Feds poised for crackdown
December 19, 2002
Propose rules that could remove accounting firms from certain audit services
Inman News Features
Federal regulators have responded to the wave of accounting scandals that has rocked the financial sector by proposing new rules that would allow them to bar independent accounting firms from auditing major banking institutions' books.
The proposed rules would establish procedures under which the federal bank and thrift regulatory agencies could remove, suspend or bar an accountant or firm from performing audit and attestation services for insured depository institutions with assets of $500 million or more.
Violations of law or professional standards, negligence or lack of qualifications would be considered good cause to bar an accountant or firm from providing services for these institutions.

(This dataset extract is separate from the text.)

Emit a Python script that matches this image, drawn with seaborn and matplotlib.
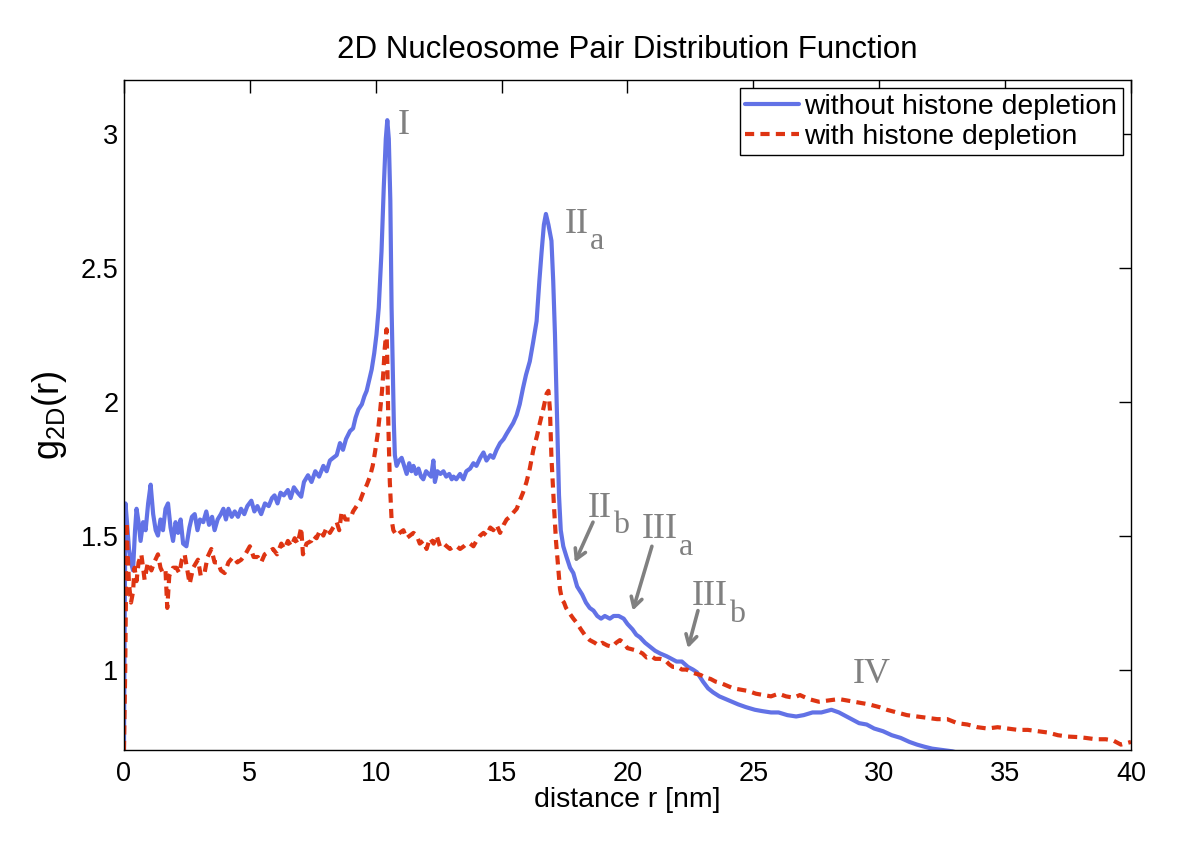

Also, under the proposed rules an accountant or accounting firm may not perform audit services as prescribed under section 36 if the accountant or firm has been removed by one of the agencies.
Section 36 requires that these institutions produce an annual report of financial statements and certain management assessments to the Federal Deposit Insurance Corp. (FDIC), Federal banking agency and state bank supervisor, and that an accountant audit these statements to determine whether they comply with generally accepted accounting principles.
The proposed rules are being issued by the Board of Governors of the Federal Reserve System, the FDIC, the Office of the Comptroller of the Currency and the Office of Thrift Supervision.